Documents:  lralvol_7p145.pdf


The year 2001 marks the third annual edition of Animal Law ’s Legislative Review Section. In recent years, animal welfare issues have consumed the media and, in turn, the public. The effects of an expanding public ethic which recognizes the value of our nonhuman animal co-habitants is driving state and federal legislatures to respond with new laws which afford animals greater protections and guarantee more humane treatment. However, not all citizens and politicians embrace the same ethic. The public’s struggle to define its relationship with animals is reflected most vividly in the use of the citizen initiative process, and is reflected in the passage and defeat of several controversial bills by the 106th Congress.

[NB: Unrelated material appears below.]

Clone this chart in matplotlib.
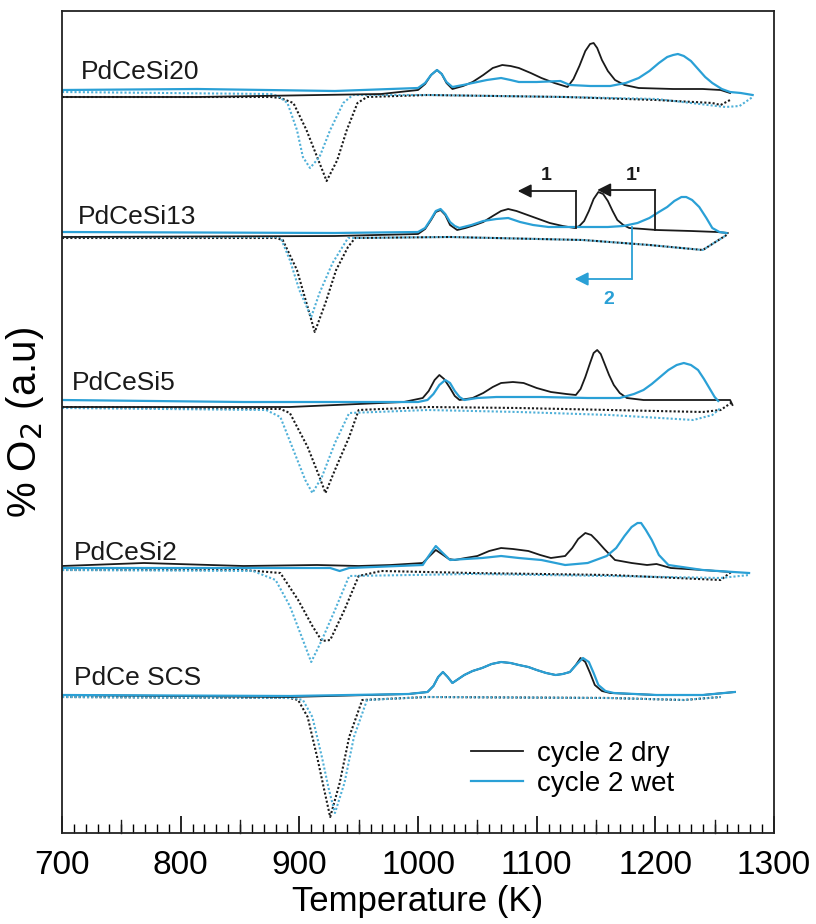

This year’s edition of Legislative Review reports the passage and defeat of several state and federal, administrative and legislative actions driven by this struggle. For example, Ms. Laurie Fulkerson has researched and written on four major pieces of federal legislation which include: an Animal Welfare Act amendment to ban the interstate transport and breeding of birds for cockfighting; the Great Ape Conservation Act, which offers financial assistance for the conservation of Great Apes in their natural habitat; the CHIMP Act, which establishes a federal sanctuary program to retire surplus research chimpanzees; and the Safe Air Travel for Pets Act, the purpose of which is to ensure safer air travel for animals. In addition, Mr. Chris Brown has researched and reported the lawsuit settlement which compelled the United States Department of Agriculture to include rats, mice and birds under the Animal Welfare Act’s protections; the proposed federal Downed Animal Act; a congressional resolution acknowledging the link between animal cruelty and juvenile crime; and a review of state initiatives which both advance and undermine animal welfare. Ms. Amy Baggio has reviewed the passage of state anti-cruelty statues. Finally, I have reported on the United States’ Pelly Amendment certification of Japan for violating the International Whaling Commission’s resolution to cease its illusory “research whaling” for minke, sperm and Bryde’s whales. We hope this section provides a useful review of the legislative and administrative actions which articulate the legal relationship between human and nonhuman animals. We welcome all suggestions for the publication of future legislative reviews.